The school experiences of Brian Paddick, the Metropolitan Police's deputy assistant commissioner, have made him determined to stamp out homophobia in schools.
Mr Paddick was bullied at the all-boys' Sutton Manor high, now Sutton grammar, in south London. He told The TES: "Having been bullied for being gay at school, tackling homophobia in schools is something I am clearly going to be interested in."
Mr Paddick was speaking at last week's National Union of Teachers' Pride in Education conference, which looked at ways of addressing homophobic harassment. He said: "I was invited back to my school recently as a guest speaker at senior prize-giving.
"I ended by telling the boys that they should be themselves and if someone has a problem with that, then it was their problem.

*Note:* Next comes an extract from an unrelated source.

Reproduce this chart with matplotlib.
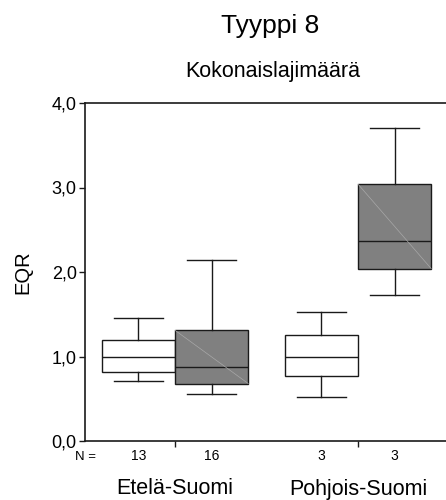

"I was extremely well-received by teachers, pupils and parents. The world has moved on. I never dreamed 30 years ago that I would be an openly gay senior police officer and a guest speaker at the school."
The Metropolitan Police is to support Education for All, a campaign about to be launched by the lesbian, gay, bisexual and transgendered (LGBT) lobby group Stonewall and LGBT support group Friends and Family of Lesbians and Gays.
The campaign will include a website with tips for teachers on how to combat homophobic bullying.
Mr Paddick, who has responsibility for youth issues, said that the campaign will help to tackle the legacy of Section 28, the clause which stopped local authorities promoting homosexuality in schools.
He said: "Education for All will hopefully drive a stake through the heart of Section 28's legacy. Even though it has been removed, its ghost lives on. A lot of teachers and headteachers still believe that their hands are tied."
The campaign will also draw teachers' attention to support groups which they can call on for resources and help.